Rochester Scientist Honored by American Pain Society
Thursday, May 12, 2005
A Rochester scientist who is a national expert on chronic pain has been honored by the American Pain Society.
Robert H. Dworkin, Ph.D., professor of Anesthesiology, Neurology, Oncology, and Psychiatry at the University of Rochester Medical Center, received the Wilbert E. Fordyce Clinical Investigator Award from the American Pain Society at its recent meeting in Boston. The award recognizes Dworkin’s career aimed at learning more about and ultimately treating and preventing chronic pain more effectively.

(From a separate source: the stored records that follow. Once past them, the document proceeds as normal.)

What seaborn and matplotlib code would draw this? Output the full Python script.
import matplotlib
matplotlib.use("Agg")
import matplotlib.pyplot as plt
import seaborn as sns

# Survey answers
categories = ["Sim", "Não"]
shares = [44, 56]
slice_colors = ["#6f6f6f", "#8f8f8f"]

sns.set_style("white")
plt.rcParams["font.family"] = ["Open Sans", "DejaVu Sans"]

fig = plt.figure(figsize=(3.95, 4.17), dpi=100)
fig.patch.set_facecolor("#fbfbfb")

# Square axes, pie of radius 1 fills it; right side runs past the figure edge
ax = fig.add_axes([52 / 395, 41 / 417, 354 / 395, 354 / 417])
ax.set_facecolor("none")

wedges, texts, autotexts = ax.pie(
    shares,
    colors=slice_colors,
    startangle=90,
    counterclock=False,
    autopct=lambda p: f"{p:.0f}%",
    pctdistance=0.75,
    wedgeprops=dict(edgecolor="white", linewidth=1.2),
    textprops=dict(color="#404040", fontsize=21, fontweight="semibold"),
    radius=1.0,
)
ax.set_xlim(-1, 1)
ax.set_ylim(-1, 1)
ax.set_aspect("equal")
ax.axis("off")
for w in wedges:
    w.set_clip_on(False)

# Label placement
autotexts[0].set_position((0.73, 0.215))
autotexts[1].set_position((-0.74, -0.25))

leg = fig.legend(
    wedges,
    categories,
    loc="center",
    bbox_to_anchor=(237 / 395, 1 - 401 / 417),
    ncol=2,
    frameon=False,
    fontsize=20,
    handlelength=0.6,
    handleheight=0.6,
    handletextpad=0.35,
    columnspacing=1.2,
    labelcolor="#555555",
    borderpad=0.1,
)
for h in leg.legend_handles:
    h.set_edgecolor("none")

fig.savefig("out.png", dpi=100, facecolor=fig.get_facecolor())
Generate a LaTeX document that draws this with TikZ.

Dworkin is an expert on neuropathic pain, a type of severe pain caused by damage to nerves. Doctors estimate that 4 to 6 million people in the United States have such pain, which for many is completely disabling. Sufferers can include people who have had shingles, who have diabetes, and who have or had cancer, multiple sclerosis, a stroke, a spinal cord injury, or a number of other conditions. Treating such patients is oftentimes frustrating for doctors and nurses because the condition can be very difficult or impossible to treat effectively, and patients are oftentimes desperate for relief.
To help doctors learn about new research that could help them treat patients more effectively, Dworkin founded the International Conference on the Mechanisms and Treatment of Neuropathic Pain, a group of experts from around the world that meets annually. They developed the first-ever evidence-based treatment guidelines for neuropathic pain. The guidelines, published in 2003, highlight recently improved treatments for patients and are now used worldwide to help guide the care of patients. Through the guidelines Dworkin has improved the care of people in pain worldwide.
Dworkin also co-chairs a collaboration of people from universities, the pharmaceutical industry, government agencies, and patient support groups that aims to improve the design and interpretation of clinical trials of treatments for pain.
Dworkin plays a major role nationally addressing safety and pain issues. He is a member of the Anesthetic and Life Support Drugs Advisory Committee of the U.S. Food and Drug Administration, and earlier this year he took part in a highly visible FDA advisory committee meeting where experts discussed the safety of drugs such as Vioxx, Celebrex, and other cox-2 inhibitors. He is also a member of data and safety monitoring boards of the U.S. Department of Veterans Affairs and the National Institutes of Health, and he serves as an advisor to several pharmaceutical firms. He is an associate editor of the Clinical Journal of Pain.
A psychologist by training, Dworkin began his career searching for psychological traits that put a person at risk for experiencing chronic pain. Over the past two decades he has turned his attention to the broader study of pain. He has discovered that patients with painful conditions like shingles or who have had breast cancer surgery who experience more severe acute pain are more likely than others to develop chronic pain. This finding has led to the prediction that reducing acute pain will decrease a patient’s risk of developing chronic pain.
Dworkin received his bachelor’s degree in psychology and sociology from the University of Pennsylvania and his doctorate in psychology from Harvard. He has been with the university since 1997 and is also director of the Anesthesiology Clinical Research Center.